Jason I sent you a pm but it didn't show up in sent folder so I don't know if it went or not. If not let me know and I'll try again.


----------



## Jason (Oct 2, 2007)

jvalhenson said:


> Jason I sent you a pm but it didn't show up in sent folder so I don't know if it went or not. If not let me know and I'll try again.

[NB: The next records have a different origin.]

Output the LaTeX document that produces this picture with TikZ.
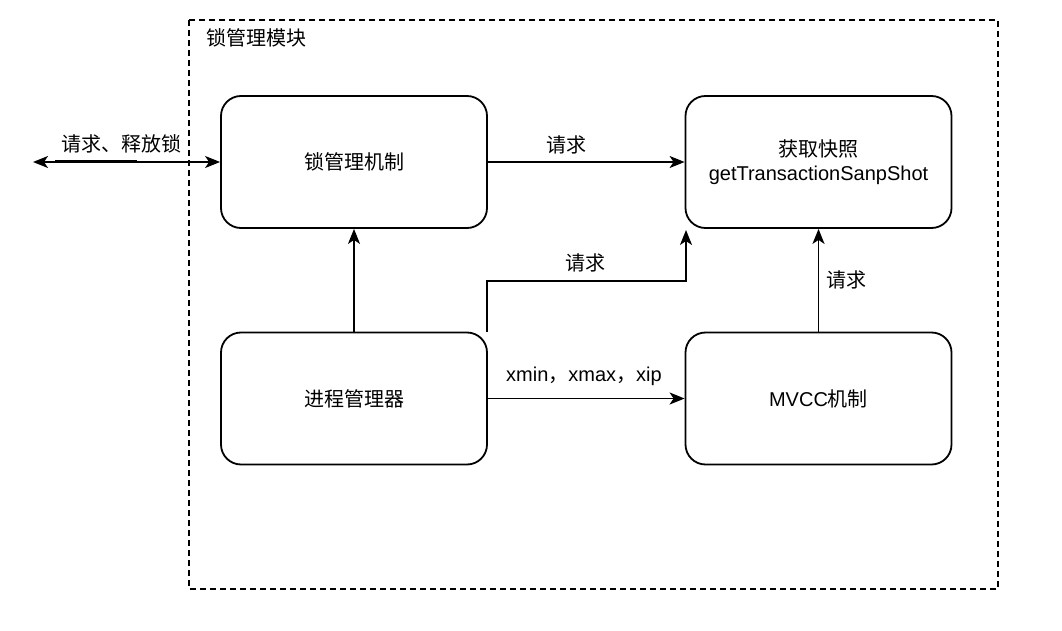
\documentclass[tikz,border=0pt]{standalone}
\usepackage{fontspec}
\setmainfont{Liberation Sans}
\newfontfamily\cjk{Noto Sans CJK SC}
\usetikzlibrary{arrows.meta}
\begin{document}
\begin{tikzpicture}[x=1pt,y=-1pt,
  every node/.style={font=\fontsize{20}{24}\selectfont, inner sep=0pt},
  modbox/.style={draw, line width=1.8pt, rounded corners=20pt, minimum width=266pt, minimum height=132pt, align=center},
  tip/.style={Stealth[length=15pt,width=12pt,inset=4pt]},
  conn/.style={line width=1.8pt, -{Stealth[length=15pt,width=12pt,inset=4pt]}},
  lbl/.style={anchor=center}]
  \useasboundingbox (0,0) rectangle (1062,631);
  % module frame
  \draw[line width=1.4pt, dash pattern=on 6pt off 4pt] (189,20) rectangle (998,589);
  \node[anchor=west] (title) at (206,38) {\cjk 锁管理模块};
  % components
  \node[modbox] (lock) at (354,162) {\cjk 锁管理机制};
  \node[modbox] (snap) at (818.5,162) {{\cjk 获取快照}\\getTransactionSanpShot};
  \node[modbox] (proc) at (354,398.5) {\cjk 进程管理器};
  \node[modbox] (mvcc) at (818.5,398.5) {MVCC{\cjk 机制}};
  % external request / release
  \coordinate (ext) at (33,162);
  \draw[line width=1.8pt, {Stealth[length=15pt,width=12pt,inset=4pt]}-{Stealth[length=15pt,width=12pt,inset=4pt]}] (ext) -- (lock.west);
  \draw[line width=3pt] (55,161.5) -- (137,161.5);
  \node[lbl] (extlbl) at (121,144) {\cjk 请求、释放锁};
  % lock -> snapshot
  \draw[conn] (lock.east) -- (snap.west);
  \node[lbl] (l1) at (566,145) {\cjk 请求};
  % process -> lock
  \draw[conn] (proc.north) -- (lock.south);
  % process -> snapshot (elbow)
  \coordinate (pstart) at (487,332);
  \coordinate (send) at (686,230);
  \draw[conn] (pstart) -- (487,281) -- (686,281) -- (send);
  \node[lbl] (l2) at (585,263) {\cjk 请求};
  % mvcc -> snapshot
  \draw[conn] (mvcc.north) -- (snap.south);
  \node[lbl] (l3) at (846,280) {\cjk 请求};
  % process -> mvcc
  \draw[conn] (proc.east) -- (mvcc.west);
  \node[lbl] (l4) at (584,376) {xmin{\cjk ，}xmax{\cjk ，}xip};
\end{tikzpicture}
\end{document}
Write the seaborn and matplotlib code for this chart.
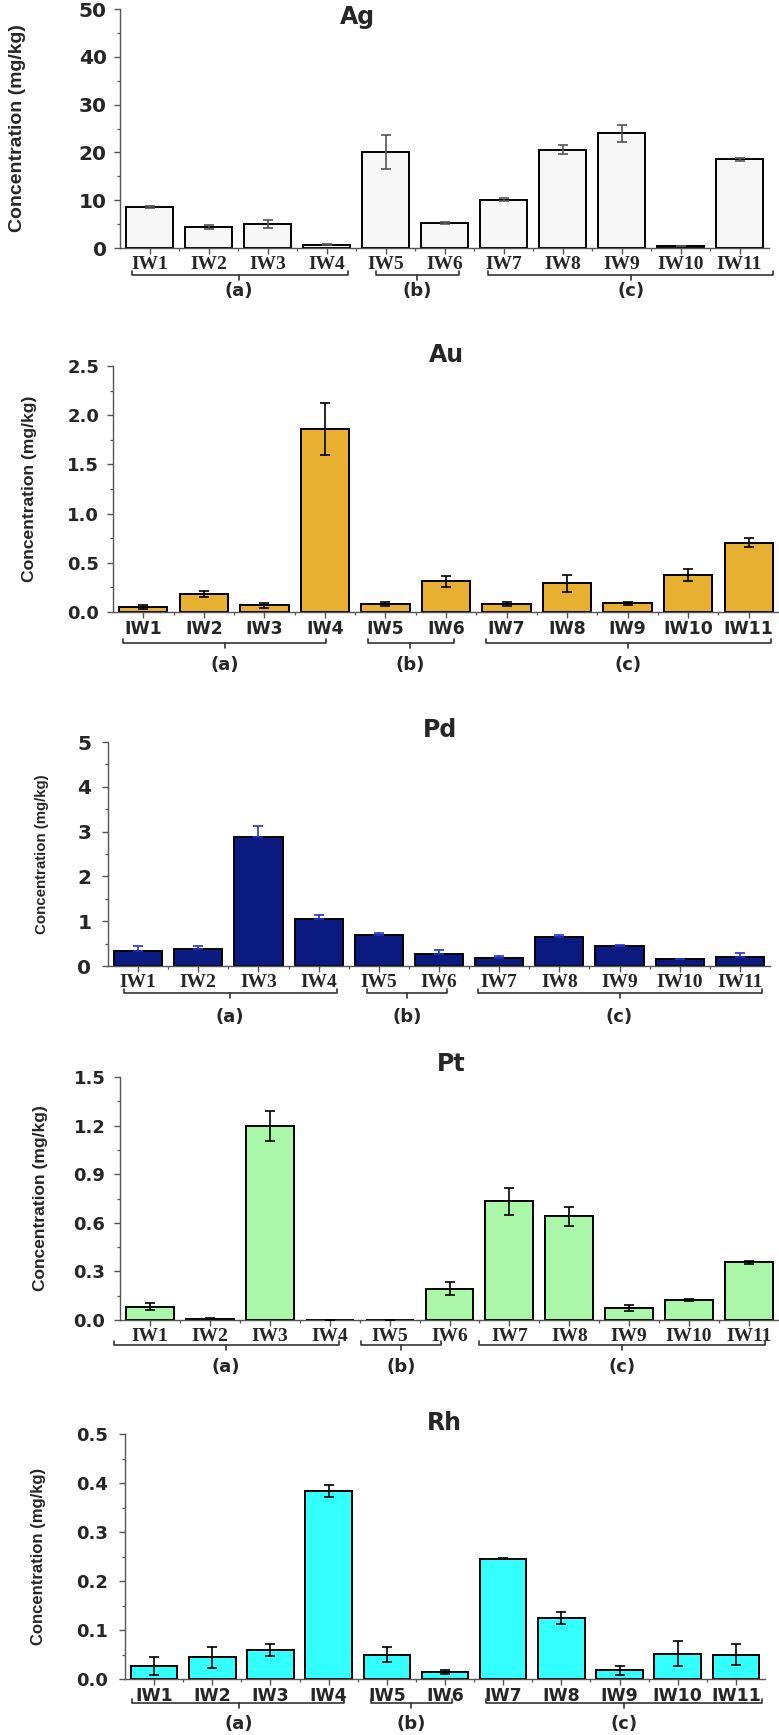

Just pm'd ya back....thanks


----------



## jvalhenson (May 14, 2008)

Glad I could help out. We have stuck a pile under those lights and I hope you wear em out with em.


----------



## bigmike2010 (Jul 13, 2012)

Jason said:


> Heck, put me in line ifin he ain't interested!!! I'll take a ride as long as they are operational.....


Oh yeah, Road trip!

The best time to go fishing is when you can!


----------



## CatCrusher (Jan 18, 2009)

Don2143 said:


> If anyone has some used flounder lights they would be willing to sell please call 380-5856 Thanks


I have a fine setup that I bought a few months ago from Brunsons in Foley. 4 LED underwater Lights 12V. I thought I was gonna get into gigging from a boat pretty heavy but it ain't happening. You can run these things all night on 1 battery. $400 and will throw in a couple Gossin Gigs on poles. 1 Grade 5 titanium and 1 stainless. If interested let me know if not I'll just keep looking at them until I get the urge to go.


----------



## Jason (Oct 2, 2007)

sbarrow said:


> I have a fine setup that I bought a few months ago from Brunsons in Foley. 4 LED underwater Lights 12V. I thought I was gonna get into gigging from a boat pretty heavy but it ain't happening. You can run these things all night on 1 battery.


That looks like a sweet set up!!!! I was gonna go LED but they are a little $$$ and since I'm like you (won't use em much), didn't want to fork out the $$$. If you are selling em, throw a price in there fer folks....:thumbsup:


----------



## Fish-n-Fur (Apr 2, 2009)

Jason said:


> ...If you are selling em, throw a price in there fer folks...
> 
> Think it says $400 + a couple gigs thrown in.


----------



## CatCrusher (Jan 18, 2009)

Fish-n-Fur said:


> Jason said:
> 
> 
> > ...If you are selling em, throw a price in there fer folks...
> ...


----------